There are so many reasons why this ending left such a bitter taste in the mouths of the show’s fans. First of all, we’ve been continually told and shown that the relationship between Ted and Robin would never work. We watched them date not once but twice and both times ended up with them parting ways. Though they had their sweet moments, their relationship ultimately flatlined when they couldn’t agree on the two things that Ted wanted most: marriage and children.

Then there’s the fact that when we did finally meet the mother, we fell in love with her. The writers had been teasing their perfect relationship - the mother (revealed to be named Tracy McConnell) and Ted were truly soulmates; we get sweet moments like Ted running to her door and confessing he wished he got those extra 47 days with her to their first official meeting under the yellow umbrella in the rain and we realize that the reason that Ted and everyone else never quite worked was because he was waiting for Tracy. Watching their one season love story was ultimately more compelling than watching his relationships with everyone else, Victoria and Robin included.

But it wasn’t the rushed way they pushed Ted and Robin back together - it was the fact that they spent an entire episode this season having Ted come to the realization that he needed to let Robin go - and him confessing that he no longer loved her in the way he used to. ”The truth is..I don’t love you like that anymore. And you don’t love me. You love Barney. And if you think I’d ever be part of ever screwing that up like that then maybe you don’t know me at all Robin.” — This quote is from last week’s episode, by the way.

It was the fact that they kept pointing out the fact that while they loved each other in the deepest, most personal way possible, they weren’t in love with each other the way he was going to love the mother and the way that she loved Barney. It was the fact that they only killed the mother because of an ending scene they filmed in 2006 because the actors who played the kids were getting too old looking.

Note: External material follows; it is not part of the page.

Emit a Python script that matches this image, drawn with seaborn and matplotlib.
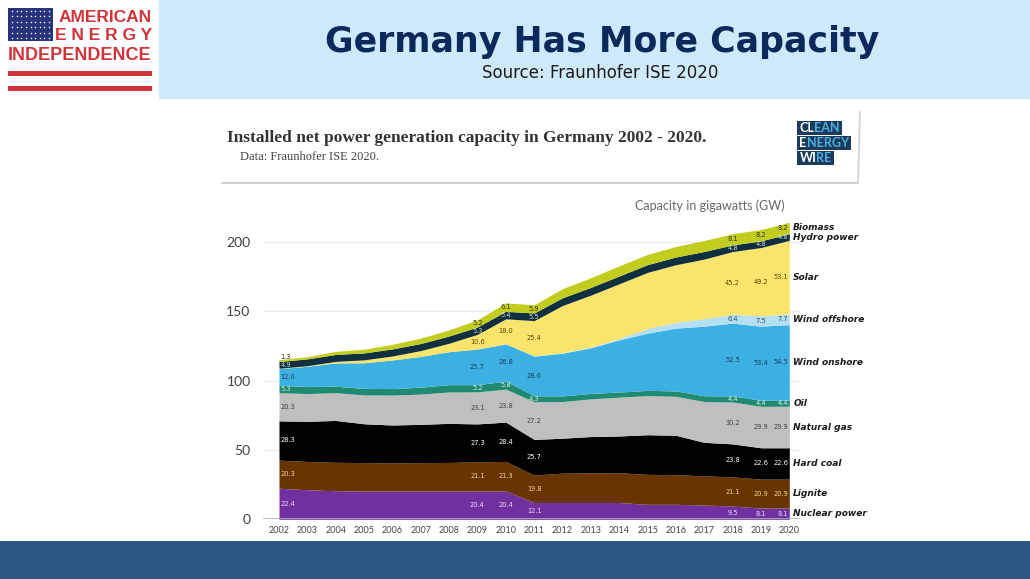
import numpy as np
import pandas as pd
import matplotlib.pyplot as plt
import seaborn as sns
from matplotlib.patches import Rectangle

years = list(range(2002, 2021))
nuclear = [22.4, 21.3, 20.6, 20.4, 20.4, 20.4, 20.4, 20.4, 20.4, 12.1, 12.1, 12.1, 12.1, 10.8, 10.8, 10.3, 9.5, 8.1, 8.1]
lignite = [20.3, 20.4, 20.5, 20.5, 20.4, 20.5, 20.6, 21.1, 21.3, 19.8, 21.2, 21.4, 21.5, 21.6, 21.4, 21.0, 21.1, 20.9, 20.9]
hard_coal = [28.3, 29.0, 30.2, 28.0, 27.2, 27.6, 28.2, 27.3, 28.4, 25.7, 25.2, 26.2, 26.5, 28.6, 28.4, 24.2, 23.8, 22.6, 22.6]
gas = [20.3, 20.0, 20.0, 20.8, 21.6, 21.8, 22.6, 23.1, 23.8, 27.2, 26.4, 27.2, 28.0, 28.2, 28.1, 29.4, 30.2, 29.9, 29.9]
oil = [5.3, 5.1, 4.7, 4.7, 4.7, 5.0, 5.3, 5.2, 5.8, 4.3, 4.1, 3.9, 3.7, 3.8, 3.9, 4.2, 4.4, 4.4, 4.4]
wind_onshore = [12.0, 14.6, 16.8, 18.5, 20.6, 22.2, 23.8, 25.7, 26.8, 28.6, 30.8, 32.9, 37.6, 41.3, 45.3, 50.2, 52.5, 53.4, 54.5]
wind_offshore = [0, 0, 0, 0, 0, 0, 0, 0.0, 0.1, 0.2, 0.3, 0.5, 1.0, 3.3, 4.2, 5.4, 6.4, 7.5, 7.7]
solar = [0.3, 0.4, 1.1, 2.1, 2.9, 4.2, 6.1, 10.6, 18.0, 25.4, 34.1, 37.5, 39.5, 40.5, 41.5, 43.0, 45.2, 49.2, 53.1]
hydro = [4.9, 4.9, 5.0, 5.0, 5.1, 5.1, 5.2, 5.3, 5.4, 5.5, 5.6, 5.6, 5.6, 5.6, 5.6, 5.5, 4.8, 4.8, 4.8]
biomass = [1.3, 1.6, 2.2, 2.7, 3.3, 3.9, 4.4, 5.2, 6.1, 5.9, 6.6, 7.0, 7.3, 7.4, 7.6, 7.9, 8.1, 8.2, 8.2]

names = ['Nuclear power', 'Lignite', 'Hard coal', 'Natural gas', 'Oil', 'Wind onshore',
         'Wind offshore', 'Solar', 'Hydro power', 'Biomass']
colors = ['#7030a0', '#683400', '#020202', '#bfbfbf', '#1f8a70', '#3db0e3',
          '#b4def2', '#fbe46c', '#10303f', '#c3cd20']
txt_colors = ['#f0dcff', '#f5d98a', '#ffffff', '#404040', '#d8f0e8', '#1d3c5c',
              '#2d4c6c', '#5a4a00', '#d0d8e0', '#303000']
label_years = [2002, 2009, 2010, 2011, 2018, 2019, 2020]

df = pd.DataFrame({'year': years, 'Nuclear power': nuclear, 'Lignite': lignite,
                   'Hard coal': hard_coal, 'Natural gas': gas, 'Oil': oil,
                   'Wind onshore': wind_onshore, 'Wind offshore': wind_offshore,
                   'Solar': solar, 'Hydro power': hydro, 'Biomass': biomass})

sns.set_style('white')
plt.rcParams['font.family'] = ['DejaVu Sans']
narrow = ['Liberation Sans Narrow', 'Lato', 'DejaVu Sans']

W, H = 1030, 579
fig = plt.figure(figsize=(W / 100, H / 100), dpi=100)
fig.patch.set_facecolor('white')

# decoration layer in pixel coordinates
bg = fig.add_axes([0, 0, 1, 1], zorder=0)
bg.set_xlim(0, W)
bg.set_ylim(H, 0)
bg.axis('off')

bg.add_patch(Rectangle((159, 0), W - 159, 99, color='#cde9fa', lw=0))
bg.add_patch(Rectangle((0, 541), W, H - 541, color='#2b5783', lw=0))

# logo
bg.add_patch(Rectangle((8, 8), 45, 33, color='#27337a', lw=0))
sx, sy = np.meshgrid(np.linspace(12, 49, 9), np.linspace(11, 38, 6))
bg.scatter(sx.ravel(), sy.ravel(), s=1.2, color='white', lw=0)
red = '#d0343b'
bg.text(152, 17, 'AMERICAN', color=red, fontsize=12.5, fontweight='bold', ha='right', va='center',
        family='Liberation Sans')
bg.text(152, 36, 'E N E R G Y', color=red, fontsize=12.5, fontweight='bold', ha='right', va='center',
        family='Liberation Sans')
bg.text(80, 55, 'INDEPENDENCE', color=red, fontsize=13, fontweight='bold', ha='center', va='center',
        family='Liberation Sans')
bg.add_patch(Rectangle((8, 71), 144, 5, color=red, lw=0))
bg.add_patch(Rectangle((8, 86), 144, 5, color=red, lw=0))

bg.text(602, 42, 'Germany Has More Capacity', color='#0b2a5b', fontsize=25, fontweight='bold',
        ha='center', va='center')
bg.text(600, 73, 'Source: Fraunhofer ISE 2020', color='#1a1a1a', fontsize=12, ha='center', va='center')

# inner chart header
bg.text(227, 138, 'Installed net power generation capacity in Germany 2002 - 2020.', color='#333333',
        fontsize=12.5, fontweight='bold', family='Liberation Serif', ha='left', va='center')
bg.text(240, 157, 'Data: Fraunhofer ISE 2020.', color='#444444', fontsize=9,
        family='Liberation Serif', ha='left', va='center')
bg.plot([222, 858], [183, 183], color='#d0d0d0', lw=1.5)
bg.plot([858, 860], [183, 112], color='#d8d8d8', lw=1.5)

navy = '#1b3a5c'
fig.canvas.draw()
rend = fig.canvas.get_renderer()
for (y0, a, b) in [(121, 'CL', 'EAN'), (136, 'E', 'NERGY'), (151, 'WI', 'RE')]:
    t1 = bg.text(799.5, y0 + 7, a, color='white', fontsize=9, fontweight='bold', va='center',
                 ha='left', family=narrow, zorder=3)
    w1 = t1.get_window_extent(renderer=rend).width
    t2 = bg.text(799.5 + w1, y0 + 7, b, color='#4ab0e0', fontsize=9, fontweight='bold', va='center',
                 ha='left', family=narrow, zorder=3)
    w2 = t2.get_window_extent(renderer=rend).width
    bg.add_patch(Rectangle((797, y0), w1 + w2 + 5, 14, color=navy, lw=0, zorder=2))

bg.text(785, 206, 'Capacity in gigawatts (GW)', color='#666666', fontsize=9, ha='right', va='center',
        family=narrow)

# chart axes: 2002 at x=279, 2020 at x=789; 0 at y=519.3, 1 GW = 1.3865 px
px_year = (789.3 - 279) / 18
left_px, right_px = 263, 800
top_px, bot_px = 214.3, 519.3
gw_px = 1.3865
ax = fig.add_axes([left_px / W, (H - bot_px) / H, (right_px - left_px) / W, (bot_px - top_px) / H], zorder=2)
ax.patch.set_alpha(0)
ax.set_xlim(2002 - (279 - left_px) / px_year, 2020 + (right_px - 789.3) / px_year)
ax.set_ylim(0, (bot_px - top_px) / gw_px)

vals = df[names].to_numpy().T
ax.stackplot(df['year'], vals, colors=colors, lw=0, zorder=2)
for v in [50, 100, 150, 200]:
    ax.axhline(v, color='#ececec', lw=0.8, zorder=1)
ax.axhline(0, color='#b0b0b0', lw=1.2, zorder=3)

sns.despine(ax=ax, left=True, bottom=True)
ax.set_yticks([0, 50, 100, 150, 200])
ax.set_yticklabels(['0', '50', '100', '150', '200'], fontsize=10, color='#404040', family=narrow)
ax.set_xticks(years)
ax.set_xticklabels([str(y) for y in years], fontsize=6.5, color='#444444', family=narrow)
ax.tick_params(axis='y', length=0, pad=9)
ax.tick_params(axis='x', length=0, pad=5)

cum = np.cumsum(vals, axis=0)
for i, name in enumerate(names):
    lo = cum[i] - vals[i]
    for yr in label_years:
        j = years.index(yr)
        v = vals[i][j]
        if v < 1:
            continue
        y = lo[j] + v / 2
        if v < 2:
            y = cum[i][j] + 1.8
        if yr == 2002:
            x, ha = 2002.05, 'left'
        elif yr == 2020:
            x, ha = 2019.97, 'right'
        else:
            x, ha = yr, 'center'
        ax.text(x, y, f'{v:.1f}', fontsize=4.8, color=txt_colors[i], ha=ha, va='center', zorder=4)
    ax.text(2020.14, lo[-1] + vals[i][-1] / 2, name, fontsize=6.5, fontweight='bold', style='italic',
            color='#1a1a1a', ha='left', va='center', clip_on=False)

fig.savefig('out.png', dpi=100)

On top of that, Carter and Bays, the writers of the show, only had Barney change his ways once he had a love child with a woman we don’t ever learn the name of - something Robin could’ve never been able to give him. So does this mean the wedding was always meant to be a disaster? The most touching moment of the finale was when Barney first met his daughter - but Robin never would’ve been able to give that to him and he has always made a big deal of never wanting a child in the first place.

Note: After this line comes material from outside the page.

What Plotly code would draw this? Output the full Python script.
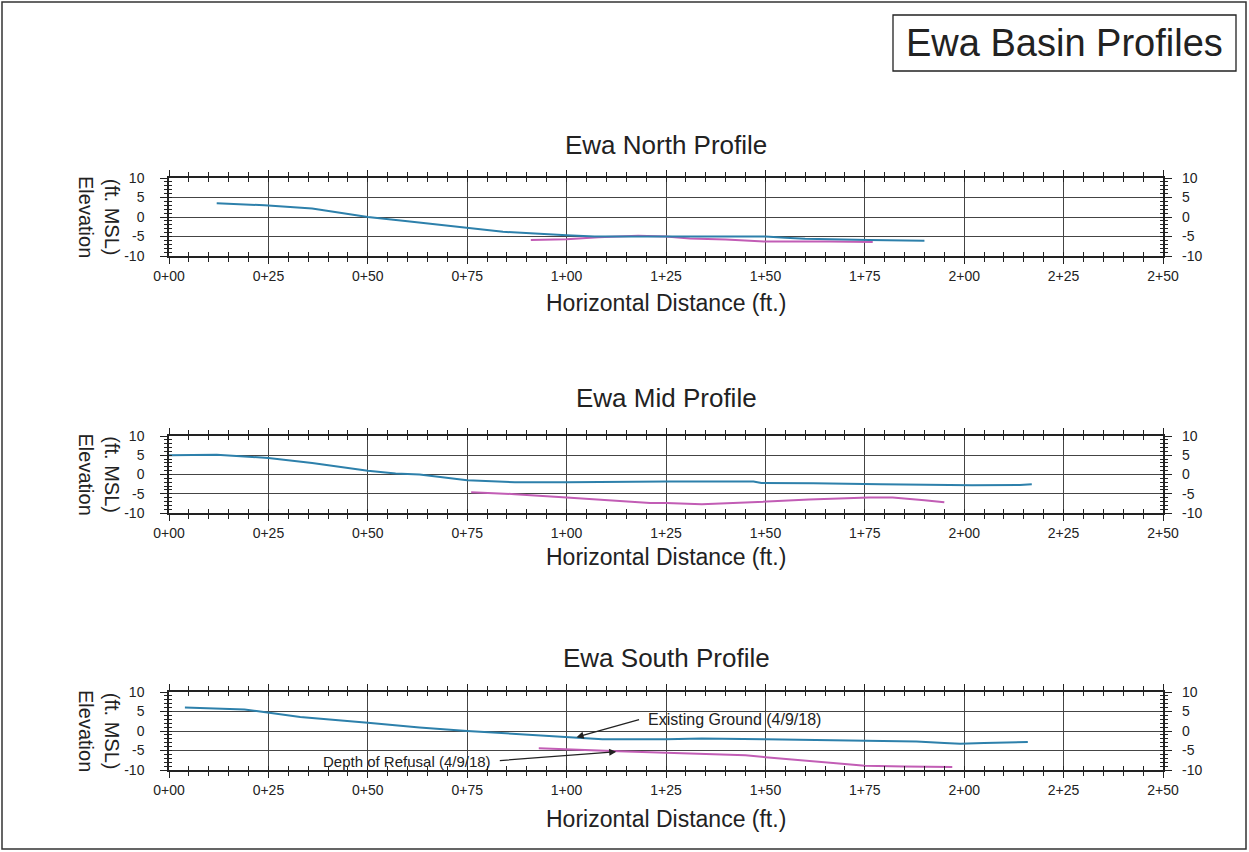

Then there’s the fact that we hear about Marshall going back into corporate law, a job he hates, but ultimately ending up not only with his judgeship back, but with Supreme Court prospects while we hear nothing about how Lilly ended up except for the fact that they’re on child number three.

Oh, and Robin becomes a super prestigious international reporter that spends all of her time traveling - a job that breaks up her marriage to Barney and hurts her relationship with the gang. She spends nine years traveling and rarely seeing anyone until she comes back for Ted and Tracy’s wedding and has a touching moment with Barney.

So are we really supposed to believe that Ted is still in love with Robin even though they’ve rarely even heard from her in the past nine or so years? Lilly makes a comment about how even she never sees or hears from Robin - how are we supposed to believe that she’s the same Robin we last saw in the empty apartment building giving Lilly a tearful confession about not fitting in anymore? How are we supposed to believe that she’s the same Robin Ted confessed his love for after their first date?

The finale had so many perfect moments - Barney meeting his daughter, “Fudge Supreme,” and Ted’s re-proposal to Tracy - but the last five minutes sent everything crashing down around the writers. Could no course correction have been done after realizing the show was departing from Carter and Bays’ original ending? Sticking to an ending filmed before the writers truly knew where their show was going to go was true dedication - sure, there were hints that maybe, just maybe, Ted and Robin were actually meant to end up together. But was this curveball really the best way to end the show?

What are your thoughts on the HIMYM finale?